▶ Your task:
Gather every line in the records below that contains the word "this".
====================
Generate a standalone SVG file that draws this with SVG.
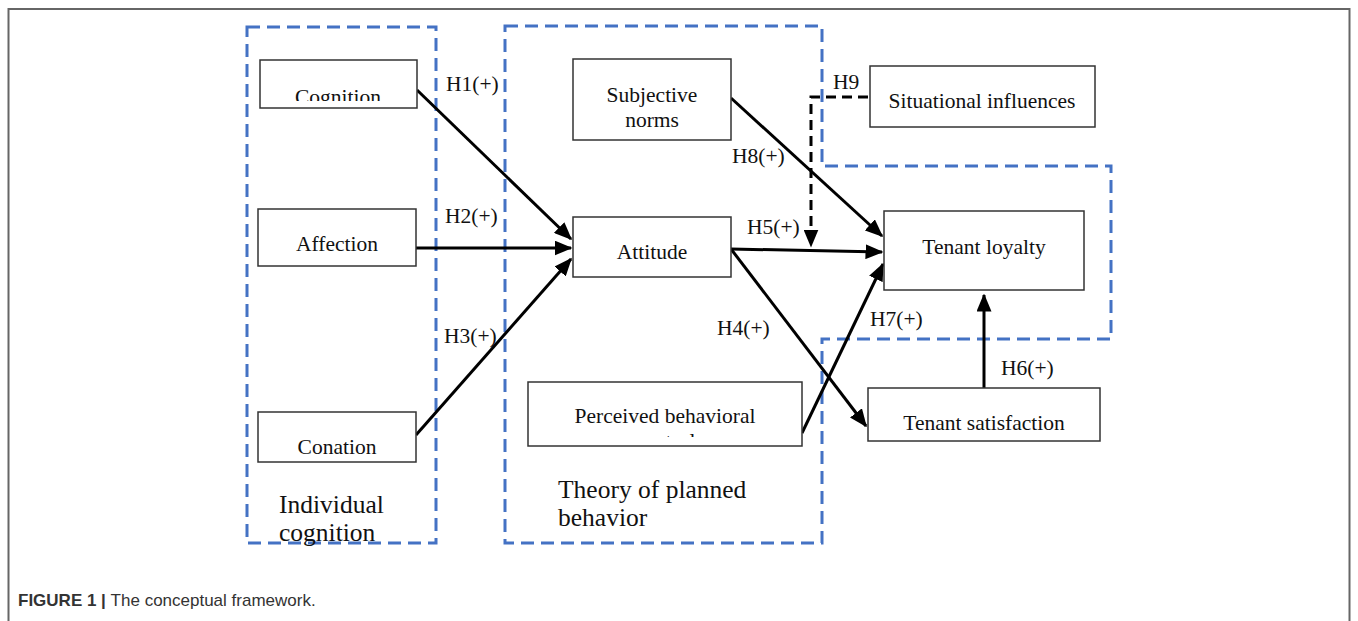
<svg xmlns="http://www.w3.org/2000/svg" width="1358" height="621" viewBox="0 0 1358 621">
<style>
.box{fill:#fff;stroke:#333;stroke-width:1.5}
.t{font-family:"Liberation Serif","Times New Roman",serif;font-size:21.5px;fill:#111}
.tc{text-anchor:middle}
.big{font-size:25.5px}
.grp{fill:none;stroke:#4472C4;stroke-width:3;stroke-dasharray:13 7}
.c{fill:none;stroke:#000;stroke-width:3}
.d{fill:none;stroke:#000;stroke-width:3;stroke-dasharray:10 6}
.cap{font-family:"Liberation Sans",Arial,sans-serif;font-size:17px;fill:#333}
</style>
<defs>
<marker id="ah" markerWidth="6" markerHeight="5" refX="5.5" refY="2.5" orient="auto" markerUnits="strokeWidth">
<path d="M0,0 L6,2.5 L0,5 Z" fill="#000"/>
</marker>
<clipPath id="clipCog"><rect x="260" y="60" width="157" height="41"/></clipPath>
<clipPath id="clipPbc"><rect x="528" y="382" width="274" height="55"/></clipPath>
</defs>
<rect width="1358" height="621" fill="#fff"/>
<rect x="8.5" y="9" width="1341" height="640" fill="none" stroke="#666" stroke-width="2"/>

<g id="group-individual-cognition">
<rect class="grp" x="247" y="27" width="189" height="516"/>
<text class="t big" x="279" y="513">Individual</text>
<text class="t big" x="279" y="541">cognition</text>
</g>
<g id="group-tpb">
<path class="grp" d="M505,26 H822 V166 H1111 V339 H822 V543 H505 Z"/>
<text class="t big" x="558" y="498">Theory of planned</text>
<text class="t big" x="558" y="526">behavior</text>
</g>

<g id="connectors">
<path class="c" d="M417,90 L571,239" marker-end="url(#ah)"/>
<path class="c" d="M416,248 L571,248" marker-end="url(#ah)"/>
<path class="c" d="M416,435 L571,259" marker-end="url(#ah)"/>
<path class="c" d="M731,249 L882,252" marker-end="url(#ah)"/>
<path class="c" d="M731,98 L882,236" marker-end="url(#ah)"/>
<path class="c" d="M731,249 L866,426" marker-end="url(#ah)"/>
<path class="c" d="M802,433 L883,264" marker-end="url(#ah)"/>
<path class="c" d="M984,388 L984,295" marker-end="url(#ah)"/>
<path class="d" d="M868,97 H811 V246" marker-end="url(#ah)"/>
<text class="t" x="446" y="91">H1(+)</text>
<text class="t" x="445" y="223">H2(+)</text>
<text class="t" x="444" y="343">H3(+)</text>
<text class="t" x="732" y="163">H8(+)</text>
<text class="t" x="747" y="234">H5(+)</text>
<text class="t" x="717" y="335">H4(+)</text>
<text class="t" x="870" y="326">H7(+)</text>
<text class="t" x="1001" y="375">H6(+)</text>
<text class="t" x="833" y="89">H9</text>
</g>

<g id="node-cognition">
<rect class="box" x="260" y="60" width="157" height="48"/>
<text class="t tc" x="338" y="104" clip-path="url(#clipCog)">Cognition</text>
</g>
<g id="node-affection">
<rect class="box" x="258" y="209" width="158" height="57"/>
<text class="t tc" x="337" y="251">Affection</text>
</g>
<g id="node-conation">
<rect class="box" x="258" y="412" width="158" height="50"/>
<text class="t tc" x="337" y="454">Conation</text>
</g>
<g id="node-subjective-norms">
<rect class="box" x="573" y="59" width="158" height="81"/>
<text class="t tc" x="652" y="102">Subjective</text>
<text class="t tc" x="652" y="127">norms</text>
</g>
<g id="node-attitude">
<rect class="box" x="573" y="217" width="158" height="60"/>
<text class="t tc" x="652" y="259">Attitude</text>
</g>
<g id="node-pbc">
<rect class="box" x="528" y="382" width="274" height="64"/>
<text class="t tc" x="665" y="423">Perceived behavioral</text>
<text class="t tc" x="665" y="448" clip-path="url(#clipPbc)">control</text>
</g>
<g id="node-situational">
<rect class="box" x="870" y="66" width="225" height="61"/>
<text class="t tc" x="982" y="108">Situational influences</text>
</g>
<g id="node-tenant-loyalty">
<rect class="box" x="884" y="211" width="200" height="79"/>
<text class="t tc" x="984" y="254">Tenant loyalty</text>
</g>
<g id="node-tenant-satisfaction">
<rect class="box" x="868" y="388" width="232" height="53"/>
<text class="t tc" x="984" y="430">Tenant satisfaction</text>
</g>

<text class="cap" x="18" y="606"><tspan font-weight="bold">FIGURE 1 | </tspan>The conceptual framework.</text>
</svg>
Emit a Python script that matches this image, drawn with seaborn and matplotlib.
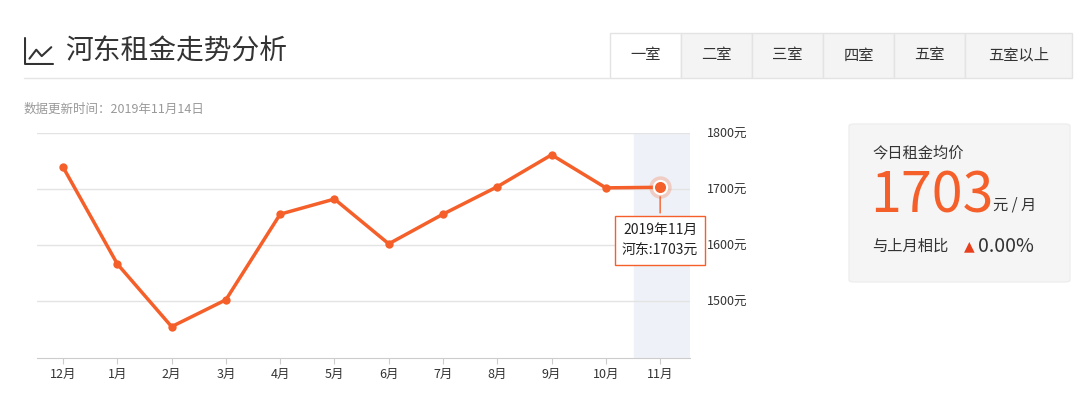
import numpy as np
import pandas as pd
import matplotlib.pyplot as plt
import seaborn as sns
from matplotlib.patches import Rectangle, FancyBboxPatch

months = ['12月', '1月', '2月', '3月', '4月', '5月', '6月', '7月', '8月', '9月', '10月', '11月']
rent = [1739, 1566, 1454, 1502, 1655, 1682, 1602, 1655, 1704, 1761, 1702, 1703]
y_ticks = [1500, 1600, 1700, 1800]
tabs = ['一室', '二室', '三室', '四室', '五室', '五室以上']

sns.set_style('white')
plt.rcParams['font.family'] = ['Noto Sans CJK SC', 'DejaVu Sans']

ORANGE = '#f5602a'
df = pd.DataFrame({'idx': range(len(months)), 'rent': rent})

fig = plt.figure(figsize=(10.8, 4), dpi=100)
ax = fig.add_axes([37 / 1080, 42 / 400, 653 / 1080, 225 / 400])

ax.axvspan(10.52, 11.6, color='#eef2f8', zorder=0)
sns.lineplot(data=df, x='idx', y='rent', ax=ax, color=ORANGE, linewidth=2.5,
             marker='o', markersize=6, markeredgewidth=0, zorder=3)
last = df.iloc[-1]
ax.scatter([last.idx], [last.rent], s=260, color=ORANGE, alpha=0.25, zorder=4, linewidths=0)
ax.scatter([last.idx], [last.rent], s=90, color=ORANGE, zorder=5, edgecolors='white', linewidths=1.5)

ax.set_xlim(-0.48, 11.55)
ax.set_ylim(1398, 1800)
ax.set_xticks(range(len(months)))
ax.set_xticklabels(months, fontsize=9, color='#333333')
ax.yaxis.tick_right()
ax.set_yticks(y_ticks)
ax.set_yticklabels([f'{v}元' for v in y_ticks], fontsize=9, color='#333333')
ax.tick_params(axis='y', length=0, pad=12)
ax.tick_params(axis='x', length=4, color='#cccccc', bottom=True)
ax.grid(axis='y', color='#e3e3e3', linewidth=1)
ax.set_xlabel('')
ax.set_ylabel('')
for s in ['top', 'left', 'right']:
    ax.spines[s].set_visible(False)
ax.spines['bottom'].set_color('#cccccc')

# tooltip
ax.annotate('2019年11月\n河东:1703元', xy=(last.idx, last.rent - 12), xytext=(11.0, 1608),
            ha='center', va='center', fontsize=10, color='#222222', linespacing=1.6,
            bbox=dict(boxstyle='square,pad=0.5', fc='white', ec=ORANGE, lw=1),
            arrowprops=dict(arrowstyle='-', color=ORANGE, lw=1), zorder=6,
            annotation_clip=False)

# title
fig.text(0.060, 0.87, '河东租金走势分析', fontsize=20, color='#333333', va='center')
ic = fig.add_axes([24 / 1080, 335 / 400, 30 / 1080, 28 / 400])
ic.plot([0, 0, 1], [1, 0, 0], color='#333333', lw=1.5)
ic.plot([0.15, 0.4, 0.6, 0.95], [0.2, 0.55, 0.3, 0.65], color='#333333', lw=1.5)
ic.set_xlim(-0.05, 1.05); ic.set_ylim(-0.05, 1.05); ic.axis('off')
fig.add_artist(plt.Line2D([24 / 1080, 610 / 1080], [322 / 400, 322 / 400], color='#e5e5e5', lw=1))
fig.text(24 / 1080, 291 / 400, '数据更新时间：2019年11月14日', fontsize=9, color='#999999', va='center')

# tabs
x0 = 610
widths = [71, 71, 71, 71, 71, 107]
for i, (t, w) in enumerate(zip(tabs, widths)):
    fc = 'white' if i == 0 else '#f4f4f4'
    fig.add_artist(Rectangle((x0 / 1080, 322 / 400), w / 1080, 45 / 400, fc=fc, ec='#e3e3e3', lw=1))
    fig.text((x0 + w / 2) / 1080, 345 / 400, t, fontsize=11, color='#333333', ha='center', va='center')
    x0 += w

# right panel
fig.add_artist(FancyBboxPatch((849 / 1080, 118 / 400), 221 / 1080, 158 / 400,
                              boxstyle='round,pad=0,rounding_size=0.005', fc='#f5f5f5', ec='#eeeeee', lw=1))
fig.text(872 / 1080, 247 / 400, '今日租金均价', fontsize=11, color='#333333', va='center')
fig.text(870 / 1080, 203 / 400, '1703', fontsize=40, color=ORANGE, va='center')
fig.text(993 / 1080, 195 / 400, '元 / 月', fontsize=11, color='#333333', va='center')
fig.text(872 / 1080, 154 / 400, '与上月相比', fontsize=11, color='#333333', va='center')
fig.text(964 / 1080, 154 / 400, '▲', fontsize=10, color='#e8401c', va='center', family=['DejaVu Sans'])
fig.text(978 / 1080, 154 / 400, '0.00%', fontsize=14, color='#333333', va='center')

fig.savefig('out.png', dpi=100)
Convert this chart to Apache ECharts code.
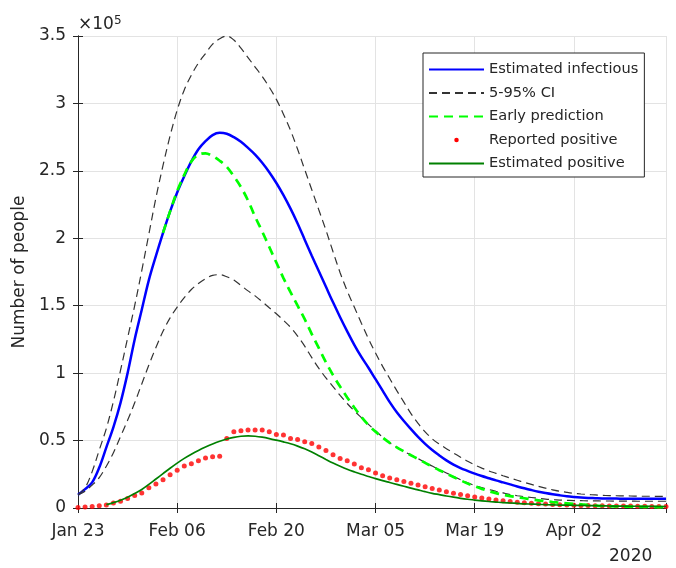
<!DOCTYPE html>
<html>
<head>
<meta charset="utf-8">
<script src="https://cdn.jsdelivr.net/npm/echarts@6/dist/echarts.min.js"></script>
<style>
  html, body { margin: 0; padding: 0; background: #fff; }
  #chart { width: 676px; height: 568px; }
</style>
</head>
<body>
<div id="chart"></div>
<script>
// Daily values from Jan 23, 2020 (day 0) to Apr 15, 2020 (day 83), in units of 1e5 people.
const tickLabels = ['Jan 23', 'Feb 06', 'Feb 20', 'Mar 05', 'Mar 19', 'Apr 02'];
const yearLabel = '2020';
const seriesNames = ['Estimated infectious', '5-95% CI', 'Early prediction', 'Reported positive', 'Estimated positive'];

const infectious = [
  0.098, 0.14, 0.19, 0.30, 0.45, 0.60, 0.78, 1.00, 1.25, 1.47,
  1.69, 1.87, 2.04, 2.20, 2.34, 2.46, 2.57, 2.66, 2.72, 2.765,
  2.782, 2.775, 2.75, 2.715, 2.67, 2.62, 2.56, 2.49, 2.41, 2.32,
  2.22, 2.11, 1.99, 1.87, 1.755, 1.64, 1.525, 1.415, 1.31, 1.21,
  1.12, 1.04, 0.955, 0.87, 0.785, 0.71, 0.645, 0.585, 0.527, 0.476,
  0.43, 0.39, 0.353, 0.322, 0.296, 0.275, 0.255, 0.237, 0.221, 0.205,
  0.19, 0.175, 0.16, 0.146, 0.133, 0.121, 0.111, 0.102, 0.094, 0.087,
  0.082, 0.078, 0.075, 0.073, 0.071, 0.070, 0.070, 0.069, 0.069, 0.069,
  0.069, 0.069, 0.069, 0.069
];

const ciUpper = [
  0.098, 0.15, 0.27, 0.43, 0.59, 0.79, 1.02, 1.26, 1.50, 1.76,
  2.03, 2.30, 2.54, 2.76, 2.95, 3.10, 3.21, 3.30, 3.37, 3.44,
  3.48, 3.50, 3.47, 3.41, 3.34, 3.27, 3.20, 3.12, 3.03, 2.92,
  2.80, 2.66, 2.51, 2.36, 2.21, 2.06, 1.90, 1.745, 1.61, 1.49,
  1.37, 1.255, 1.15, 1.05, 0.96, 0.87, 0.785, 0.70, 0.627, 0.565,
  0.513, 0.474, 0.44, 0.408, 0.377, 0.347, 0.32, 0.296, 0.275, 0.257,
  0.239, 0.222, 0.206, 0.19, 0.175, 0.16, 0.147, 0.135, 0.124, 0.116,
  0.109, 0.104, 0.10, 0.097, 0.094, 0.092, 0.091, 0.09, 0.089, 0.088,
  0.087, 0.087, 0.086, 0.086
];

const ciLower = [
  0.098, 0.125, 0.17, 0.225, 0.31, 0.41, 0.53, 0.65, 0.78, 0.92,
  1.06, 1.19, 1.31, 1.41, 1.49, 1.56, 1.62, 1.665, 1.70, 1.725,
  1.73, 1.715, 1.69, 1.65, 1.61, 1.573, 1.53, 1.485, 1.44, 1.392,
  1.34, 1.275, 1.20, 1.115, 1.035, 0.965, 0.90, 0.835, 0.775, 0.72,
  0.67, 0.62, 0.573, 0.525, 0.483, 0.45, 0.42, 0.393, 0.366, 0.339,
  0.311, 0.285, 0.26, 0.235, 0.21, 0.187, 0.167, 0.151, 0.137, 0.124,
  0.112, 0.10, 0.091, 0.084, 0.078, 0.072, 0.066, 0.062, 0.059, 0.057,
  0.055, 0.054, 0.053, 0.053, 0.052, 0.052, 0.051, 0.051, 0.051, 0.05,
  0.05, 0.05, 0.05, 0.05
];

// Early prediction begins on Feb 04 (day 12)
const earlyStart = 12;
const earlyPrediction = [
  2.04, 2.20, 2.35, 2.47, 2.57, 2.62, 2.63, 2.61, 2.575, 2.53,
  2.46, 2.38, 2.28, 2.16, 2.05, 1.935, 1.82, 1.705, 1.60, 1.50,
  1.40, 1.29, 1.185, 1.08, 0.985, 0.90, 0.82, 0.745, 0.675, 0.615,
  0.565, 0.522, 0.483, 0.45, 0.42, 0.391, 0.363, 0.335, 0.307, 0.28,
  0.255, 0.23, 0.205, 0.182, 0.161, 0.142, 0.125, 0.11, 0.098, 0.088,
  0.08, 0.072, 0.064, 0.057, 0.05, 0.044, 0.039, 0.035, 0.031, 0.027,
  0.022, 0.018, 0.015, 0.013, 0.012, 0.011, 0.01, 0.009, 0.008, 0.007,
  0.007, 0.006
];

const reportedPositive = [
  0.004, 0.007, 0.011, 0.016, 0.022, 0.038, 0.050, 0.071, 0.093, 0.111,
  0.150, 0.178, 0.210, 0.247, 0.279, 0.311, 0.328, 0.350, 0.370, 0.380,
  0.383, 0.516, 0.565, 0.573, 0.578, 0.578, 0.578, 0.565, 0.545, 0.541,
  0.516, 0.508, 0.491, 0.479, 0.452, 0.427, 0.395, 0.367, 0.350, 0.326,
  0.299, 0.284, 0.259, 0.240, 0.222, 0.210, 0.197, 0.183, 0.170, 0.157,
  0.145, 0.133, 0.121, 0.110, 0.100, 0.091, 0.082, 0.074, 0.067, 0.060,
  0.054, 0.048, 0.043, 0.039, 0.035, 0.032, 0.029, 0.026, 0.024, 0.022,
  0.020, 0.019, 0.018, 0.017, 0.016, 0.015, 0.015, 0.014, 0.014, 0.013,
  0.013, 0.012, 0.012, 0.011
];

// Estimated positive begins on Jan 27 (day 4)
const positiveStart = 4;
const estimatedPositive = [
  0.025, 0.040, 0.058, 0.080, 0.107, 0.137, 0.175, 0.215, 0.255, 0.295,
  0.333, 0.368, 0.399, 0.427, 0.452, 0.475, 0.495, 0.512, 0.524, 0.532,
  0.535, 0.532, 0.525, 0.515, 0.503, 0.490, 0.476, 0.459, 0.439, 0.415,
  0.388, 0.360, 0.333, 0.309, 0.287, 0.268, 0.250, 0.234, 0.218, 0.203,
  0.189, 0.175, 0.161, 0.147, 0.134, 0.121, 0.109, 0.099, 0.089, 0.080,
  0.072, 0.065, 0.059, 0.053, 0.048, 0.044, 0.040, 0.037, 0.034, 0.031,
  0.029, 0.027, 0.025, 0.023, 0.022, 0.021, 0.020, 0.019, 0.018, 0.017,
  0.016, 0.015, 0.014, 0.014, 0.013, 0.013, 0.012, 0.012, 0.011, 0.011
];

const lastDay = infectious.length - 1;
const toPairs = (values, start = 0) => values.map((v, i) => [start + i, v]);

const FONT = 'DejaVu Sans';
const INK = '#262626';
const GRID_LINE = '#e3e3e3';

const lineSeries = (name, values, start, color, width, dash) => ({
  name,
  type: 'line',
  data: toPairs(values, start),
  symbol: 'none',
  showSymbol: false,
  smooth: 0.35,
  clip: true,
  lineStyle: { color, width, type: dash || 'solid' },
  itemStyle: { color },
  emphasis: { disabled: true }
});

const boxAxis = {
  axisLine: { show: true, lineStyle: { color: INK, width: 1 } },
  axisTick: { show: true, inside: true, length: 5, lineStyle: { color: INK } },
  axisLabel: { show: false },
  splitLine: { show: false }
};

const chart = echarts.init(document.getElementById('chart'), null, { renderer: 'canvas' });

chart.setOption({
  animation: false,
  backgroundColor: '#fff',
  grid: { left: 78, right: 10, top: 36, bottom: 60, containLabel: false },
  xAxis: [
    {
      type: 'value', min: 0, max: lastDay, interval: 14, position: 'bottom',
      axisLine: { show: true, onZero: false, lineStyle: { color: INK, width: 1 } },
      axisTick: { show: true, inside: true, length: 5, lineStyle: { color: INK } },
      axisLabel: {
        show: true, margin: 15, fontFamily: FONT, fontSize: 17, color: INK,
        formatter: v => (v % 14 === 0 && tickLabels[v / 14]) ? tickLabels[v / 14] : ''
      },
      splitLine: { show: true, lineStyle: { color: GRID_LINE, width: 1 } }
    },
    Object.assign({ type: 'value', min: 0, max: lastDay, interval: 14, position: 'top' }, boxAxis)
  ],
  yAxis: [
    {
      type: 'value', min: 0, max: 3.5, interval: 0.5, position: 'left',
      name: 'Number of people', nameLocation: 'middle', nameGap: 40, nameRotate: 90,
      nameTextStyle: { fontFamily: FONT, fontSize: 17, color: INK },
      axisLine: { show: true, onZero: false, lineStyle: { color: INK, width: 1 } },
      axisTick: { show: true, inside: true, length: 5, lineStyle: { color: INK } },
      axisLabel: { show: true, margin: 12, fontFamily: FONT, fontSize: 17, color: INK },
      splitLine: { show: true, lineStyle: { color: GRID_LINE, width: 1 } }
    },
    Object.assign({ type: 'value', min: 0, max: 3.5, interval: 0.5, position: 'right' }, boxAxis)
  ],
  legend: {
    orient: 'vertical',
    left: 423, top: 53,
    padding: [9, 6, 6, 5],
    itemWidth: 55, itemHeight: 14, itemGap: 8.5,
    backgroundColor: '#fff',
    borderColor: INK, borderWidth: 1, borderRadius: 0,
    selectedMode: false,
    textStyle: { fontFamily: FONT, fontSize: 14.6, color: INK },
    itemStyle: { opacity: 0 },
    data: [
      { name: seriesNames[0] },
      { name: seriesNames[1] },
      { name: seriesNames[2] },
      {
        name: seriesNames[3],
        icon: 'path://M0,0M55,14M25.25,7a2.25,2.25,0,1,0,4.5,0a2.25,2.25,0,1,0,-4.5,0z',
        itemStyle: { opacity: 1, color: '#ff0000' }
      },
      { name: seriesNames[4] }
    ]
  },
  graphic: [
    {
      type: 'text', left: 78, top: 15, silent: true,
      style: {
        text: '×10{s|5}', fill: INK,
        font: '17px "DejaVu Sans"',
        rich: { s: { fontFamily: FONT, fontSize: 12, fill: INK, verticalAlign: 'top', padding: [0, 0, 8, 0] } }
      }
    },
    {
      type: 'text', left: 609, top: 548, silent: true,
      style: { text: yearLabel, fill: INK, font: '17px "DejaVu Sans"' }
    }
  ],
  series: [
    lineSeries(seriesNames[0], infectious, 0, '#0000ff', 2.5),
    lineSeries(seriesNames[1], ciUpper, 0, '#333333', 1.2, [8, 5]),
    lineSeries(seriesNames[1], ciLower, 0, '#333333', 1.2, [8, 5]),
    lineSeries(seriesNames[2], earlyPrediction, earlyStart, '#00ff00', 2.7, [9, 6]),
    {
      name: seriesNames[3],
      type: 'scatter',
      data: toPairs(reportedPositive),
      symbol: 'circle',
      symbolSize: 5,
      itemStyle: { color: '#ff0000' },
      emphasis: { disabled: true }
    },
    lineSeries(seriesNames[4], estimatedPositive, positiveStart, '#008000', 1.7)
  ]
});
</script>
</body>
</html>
====================
▶ Task result:
Generate a standalone SVG file that draws this with SVG.
Emit a Python script that matches this image, drawn with seaborn and matplotlib.
Convert this chart to Apache ECharts code.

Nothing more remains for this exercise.